_Objective_
Count lines holding the word "chart". Only the number is wanted.

------ Listing ------

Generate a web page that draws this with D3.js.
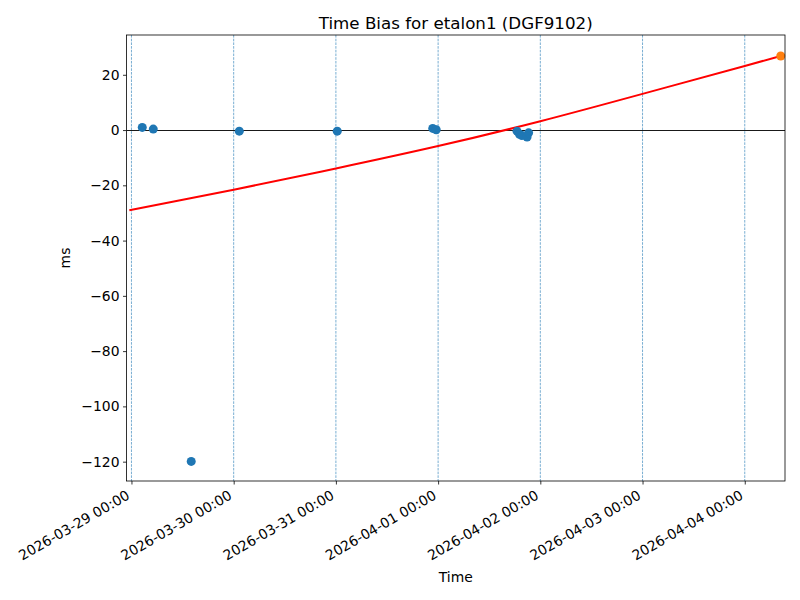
<!DOCTYPE html>
<html><head><meta charset="utf-8">
<script src="https://cdn.jsdelivr.net/npm/d3@7"></script>
<style>body{margin:0;background:#fff;} text{font-family:"DejaVu Sans",sans-serif;}</style>
</head><body>
<svg id="chart" width="800" height="600"></svg>
<script>
// Observed time bias points (blue)
const obsTimes = ["2026-03-29T02:32","2026-03-29T05:07","2026-03-29T14:02","2026-03-30T01:19","2026-03-31T00:19","2026-03-31T22:44","2026-03-31T23:33","2026-04-01T18:32","2026-04-01T19:07","2026-04-01T19:40","2026-04-01T20:53","2026-04-01T21:15"];
const obsValues = [0.95, 0.35, -119.9, -0.4, -0.4, 0.6, 0.1, -0.4, -1.5, -2.0, -2.5, -1.0];
// Predicted point (orange)
const predTimes = ["2026-04-04T08:27"];
const predValues = [26.8];
// Fit curve (red)
const fitTimes = ["2026-03-28T23:30","2026-03-30T00:00","2026-03-31T00:00","2026-04-01T00:00","2026-04-02T00:00","2026-04-03T00:00","2026-04-04T00:00","2026-04-04T08:27"];
const fitValues = [-29.0, -21.6, -13.9, -5.8, 3.2, 13.1, 23.2, 26.8];
// Axis ticks
const xTickDates = ["2026-03-29","2026-03-30","2026-03-31","2026-04-01","2026-04-02","2026-04-03","2026-04-04"];
const yTicks = [20, 0, -20, -40, -60, -80, -100, -120];
const xDomain = ["2026-03-28T22:50","2026-04-04T09:27"];
const yDomain = [-127.0, 34.4];

const svg = d3.select("#chart");
const L = 126.5, R = 785, T = 35, B = 481;
const x = d3.scaleUtc().domain(xDomain.map(s => new Date(s + ":00Z"))).range([L, R]);
const y = d3.scaleLinear().domain(yDomain).range([B, T]);
const tp = s => new Date(s.length === 10 ? s + "T00:00:00Z" : s + ":00Z");
const fmtNum = v => (v < 0 ? "\u2212" + Math.abs(v) : "" + v);

svg.append("rect").attr("width", 800).attr("height", 600).attr("fill", "#fff");

svg.append("clipPath").attr("id", "clip").append("rect")
  .attr("x", L).attr("y", T).attr("width", R - L).attr("height", B - T);
const g = svg.append("g").attr("clip-path", "url(#clip)");

// vertical dashed day lines
g.selectAll("line.vday").data(xTickDates).enter().append("line")
  .attr("x1", d => x(tp(d))).attr("x2", d => x(tp(d)))
  .attr("y1", T).attr("y2", B)
  .attr("stroke", "#1f77b4").attr("stroke-width", 0.6)
  .attr("stroke-dasharray", "2.6,1.1");

// zero line
const y0 = Math.round(y(0)) + 0.5;
g.append("line").attr("x1", L).attr("x2", R).attr("y1", y0).attr("y2", y0)
  .attr("stroke", "#000").attr("stroke-width", 0.9).attr("shape-rendering", "crispEdges");

// fit curve
const fitData = fitTimes.map((t, i) => ({t: tp(t), v: fitValues[i]}));
g.append("path").datum(fitData)
  .attr("d", d3.line().x(d => x(d.t)).y(d => y(d.v)).curve(d3.curveNatural))
  .attr("fill", "none").attr("stroke", "#ff0000").attr("stroke-width", 2);

// observed points
g.selectAll("circle.obs").data(obsTimes.map((t, i) => ({t: tp(t), v: obsValues[i]})))
  .enter().append("circle")
  .attr("cx", d => x(d.t)).attr("cy", d => y(d.v)).attr("r", 4.5)
  .attr("fill", "#1f77b4");

// predicted point
svg.selectAll("circle.pred").data(predTimes.map((t, i) => ({t: tp(t), v: predValues[i]})))
  .enter().append("circle")
  .attr("cx", d => x(d.t)).attr("cy", d => y(d.v)).attr("r", 4.5)
  .attr("fill", "#ff7f0e");

// axes frame
svg.append("rect").attr("x", L).attr("y", T).attr("width", R - L).attr("height", B - T)
  .attr("fill", "none").attr("stroke", "#000").attr("stroke-width", 0.8);

// y axis
const yAxis = d3.axisLeft(y).tickValues(yTicks).tickSize(3.5).tickPadding(3.5).tickFormat(fmtNum);
const ya = svg.append("g").attr("transform", `translate(${L},0)`).call(yAxis);
ya.select(".domain").remove();
ya.selectAll("line").attr("stroke-width", 0.8);
ya.selectAll("text").attr("font-size", 13.9).attr("font-family", "DejaVu Sans").attr("fill", "#000");

// x axis
const xAxis = d3.axisBottom(x).tickValues(xTickDates.map(tp)).tickSize(3.5).tickFormat(() => "");
const xa = svg.append("g").attr("transform", `translate(0,${B})`).call(xAxis);
xa.select(".domain").remove();
xa.selectAll("line").attr("stroke-width", 0.8);
const fmtDate = d3.utcFormat("%Y-%m-%d %H:%M");
svg.append("g").selectAll("text").data(xTickDates).enter().append("text")
  .attr("transform", d => `translate(${x(tp(d)) - 6},${B + 8}) rotate(-30)`)
  .attr("text-anchor", "end").attr("dy", "0.76em")
  .attr("font-size", 13.9).attr("fill", "#000")
  .text(d => fmtDate(tp(d)));

// title and labels
svg.append("text").attr("x", (L + R) / 2).attr("y", 29).attr("text-anchor", "middle")
  .attr("font-size", 16.7).text("Time Bias for etalon1 (DGF9102)");
svg.append("text").attr("x", (L + R) / 2).attr("y", 582).attr("text-anchor", "middle")
  .attr("font-size", 13.9).text("Time");
svg.append("text").attr("transform", `translate(70,${(T + B) / 2}) rotate(-90)`)
  .attr("text-anchor", "middle").attr("font-size", 13.9).text("ms");
</script>
</body></html>
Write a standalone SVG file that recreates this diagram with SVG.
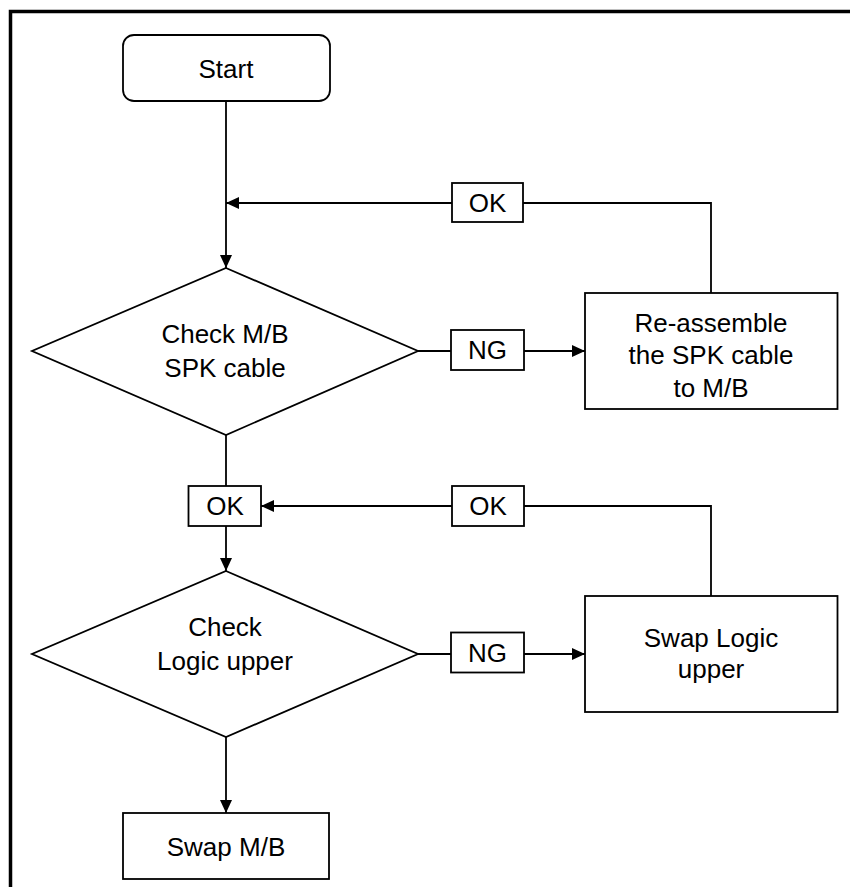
<svg xmlns="http://www.w3.org/2000/svg" width="850" height="887" viewBox="0 0 850 887">
<defs>
<style>
.shape{fill:#fff;stroke:#000;stroke-width:1.8}
.line{fill:none;stroke:#000;stroke-width:1.8}
.t{font-family:"Liberation Sans",Arial,sans-serif;font-size:26px;fill:#000;text-anchor:middle}
</style>
<marker id="arr" viewBox="0 0 13 12" refX="13" refY="6" markerWidth="13" markerHeight="12" markerUnits="userSpaceOnUse" orient="auto">
<path d="M0,0 L13,6 L0,12 Z" fill="#000"/>
</marker>
</defs>
<rect width="850" height="887" fill="#fff"/>
<path d="M10.5,887 V11.5 H850" fill="none" stroke="#000" stroke-width="3.5"/>

<g id="connectors">
<line class="line" x1="226" y1="101" x2="226" y2="268" marker-end="url(#arr)"/>
<polyline class="line" points="711,293 711,203 523,203"/>
<line class="line" x1="452" y1="203" x2="226" y2="203" marker-end="url(#arr)"/>
<line class="line" x1="418" y1="351" x2="451" y2="351"/>
<line class="line" x1="524" y1="351" x2="585" y2="351" marker-end="url(#arr)"/>
<line class="line" x1="226" y1="435" x2="226" y2="486"/>
<line class="line" x1="226" y1="526" x2="226" y2="571" marker-end="url(#arr)"/>
<polyline class="line" points="711,596 711,506 524,506"/>
<line class="line" x1="452" y1="506" x2="261" y2="506" marker-end="url(#arr)"/>
<line class="line" x1="418" y1="654" x2="451" y2="654"/>
<line class="line" x1="524" y1="654" x2="585" y2="654" marker-end="url(#arr)"/>
<line class="line" x1="226" y1="737" x2="226" y2="813" marker-end="url(#arr)"/>
</g>

<g id="start">
<rect class="shape" x="123" y="35" width="207" height="66" rx="11"/>
<text class="t" x="226" y="78">Start</text>
</g>

<g id="ok1">
<rect class="shape" x="452" y="183" width="71" height="39"/>
<text class="t" x="487.5" y="212">OK</text>
</g>

<g id="check-spk">
<polygon class="shape" points="226,268 418,351 226,435 32,351"/>
<text class="t" x="225" y="343">Check M/B</text>
<text class="t" x="225" y="376.5">SPK cable</text>
</g>

<g id="ng1">
<rect class="shape" x="451" y="330" width="73" height="40"/>
<text class="t" x="487.5" y="359">NG</text>
</g>

<g id="reassemble">
<rect class="shape" x="585" y="293" width="252.5" height="116"/>
<text class="t" x="711" y="331.5">Re-assemble</text>
<text class="t" x="711" y="363.5">the SPK cable</text>
<text class="t" x="711" y="396.5">to M/B</text>
</g>

<g id="ok2">
<rect class="shape" x="188.5" y="486" width="72.5" height="40"/>
<text class="t" x="225" y="515">OK</text>
</g>

<g id="ok3">
<rect class="shape" x="452" y="486" width="72" height="40"/>
<text class="t" x="488" y="515">OK</text>
</g>

<g id="check-logic">
<polygon class="shape" points="226,571 418,654 226,737 32,654"/>
<text class="t" x="225" y="636">Check</text>
<text class="t" x="225" y="670">Logic upper</text>
</g>

<g id="ng2">
<rect class="shape" x="451" y="632.5" width="73" height="40"/>
<text class="t" x="487.5" y="662">NG</text>
</g>

<g id="swap-logic">
<rect class="shape" x="585" y="596" width="252.5" height="116"/>
<text class="t" x="711" y="647">Swap Logic</text>
<text class="t" x="711" y="678">upper</text>
</g>

<g id="swap-mb">
<rect class="shape" x="123" y="813" width="206" height="66"/>
<text class="t" x="226" y="856">Swap M/B</text>
</g>
</svg>
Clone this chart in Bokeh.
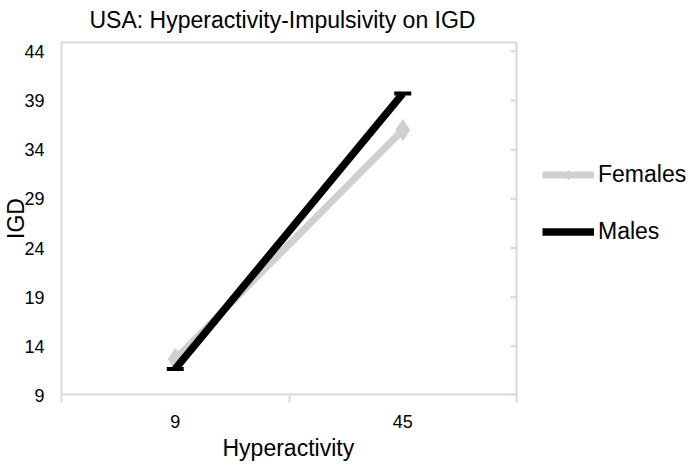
import math
from bokeh.plotting import figure
from bokeh.models import Range1d, FixedTicker, Legend, LegendItem, Title
from bokeh.embed import file_html
from bokeh.resources import INLINE

# ---- data ----
categories = ["9", "45"]
females = [12.7, 36.0]
males = [11.7, 39.7]
y_ticks = [9, 14, 19, 24, 29, 34, 39, 44]
y_min, y_max = 9, 45

title_text = "USA: Hyperactivity-Impulsivity on IGD"
x_label = "Hyperactivity"
y_label = "IGD"

FONT = "Liberation Sans"
AXIS_GREY = "#d9d9d9"
FEMALE_GREY = "#d0d0d0"

# layout (pixels)
W, H = 689, 464
LEFT, TOP, BOTTOM = 61, 40, 69
PLOT_AREA_W = 455                    # width of the boxed plot area
FRAME_W = W - LEFT                   # frame extends to the right edge (room for legend)

n = len(categories)
xs = [i + 0.5 for i in range(n)]
bounds = list(range(n + 1))
x_end = n * FRAME_W / PLOT_AREA_W

p = figure(width=W, height=H, output_backend="svg", toolbar_location=None,
           x_range=Range1d(0, x_end), y_range=Range1d(y_min, y_max),
           min_border_left=LEFT, min_border_right=0, min_border_top=TOP, min_border_bottom=BOTTOM,
           title=title_text)
p.title.text_font = FONT
p.title.text_font_size = "23px"
p.title.text_font_style = "normal"
p.title.text_color = "black"
p.title.align = "left"
p.title.offset = 28
p.title.standoff = 13
p.title.vertical_align = "top"
p.xgrid.visible = False
p.ygrid.visible = False
p.outline_line_color = None

# left y axis
ya = p.yaxis[0]
ya.ticker = FixedTicker(ticks=y_ticks)
ya.major_tick_in = 0
ya.major_tick_out = 0
ya.minor_tick_line_color = None
ya.axis_line_color = AXIS_GREY
ya.axis_line_width = 2
ya.major_label_standoff = 17
ya.major_label_text_font = FONT
ya.major_label_text_font_size = "18px"
ya.major_label_text_color = "black"
ya.axis_label = y_label
ya.axis_label_standoff = -8
ya.axis_label_text_font = FONT
ya.axis_label_text_font_size = "23px"
ya.axis_label_text_font_style = "normal"
ya.axis_label_text_color = "black"

# bottom x axis (line drawn as glyph so it stops at the plot-area edge)
xa = p.xaxis[0]
xa.ticker = FixedTicker(ticks=xs, minor_ticks=bounds)
xa.major_label_overrides = {x: c for x, c in zip(xs, categories)}
xa.major_tick_in = 0
xa.major_tick_out = 0
xa.minor_tick_in = 0
xa.minor_tick_out = 7
xa.minor_tick_line_color = AXIS_GREY
xa.minor_tick_line_width = 2
xa.axis_line_color = None
xa.major_label_standoff = 12
xa.major_label_text_font = FONT
xa.major_label_text_font_size = "18px"
xa.major_label_text_color = "black"

p.add_layout(Title(text=x_label, align="left", offset=161, standoff=4,
                   text_font=FONT, text_font_size="23px", text_font_style="normal",
                   text_color="black"), "below")

# plot-area box: bottom, top, right edges and inward right ticks
p.segment(x0=[bounds[0], bounds[0]], y0=[y_min, y_max], x1=[bounds[-1], bounds[-1]], y1=[y_min, y_max],
          line_color=AXIS_GREY, line_width=4)
p.segment(x0=[bounds[-1]], y0=[y_min], x1=[bounds[-1]], y1=[y_max], line_color=AXIS_GREY, line_width=2)
p.ray(x=[bounds[-1]] * len(y_ticks), y=y_ticks, length=6, angle=math.pi, length_units="screen",
      line_color=AXIS_GREY, line_width=2)

# series
fl = p.line(xs, females, line_color=FEMALE_GREY, line_width=7)
fm = p.scatter(xs, females, marker="diamond", size=21, fill_color=FEMALE_GREY, line_color=FEMALE_GREY)
ml = p.line(xs, males, line_color="black", line_width=7.5)
mm = p.scatter(xs, males, marker="dash", size=17, line_color="black", line_width=4)

legend = Legend(items=[LegendItem(label="Females", renderers=[fl, fm]),
                       LegendItem(label="Males", renderers=[ml])],
                location=(481, 150), orientation="vertical",
                glyph_width=52, glyph_height=25, label_standoff=4, spacing=30,
                padding=0, margin=0, border_line_color=None, background_fill_alpha=0,
                label_text_font=FONT, label_text_font_size="23px", label_text_color="black")
p.add_layout(legend, "center")

open("out.html", "w").write(file_html(p, INLINE))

------

_Written answer_
3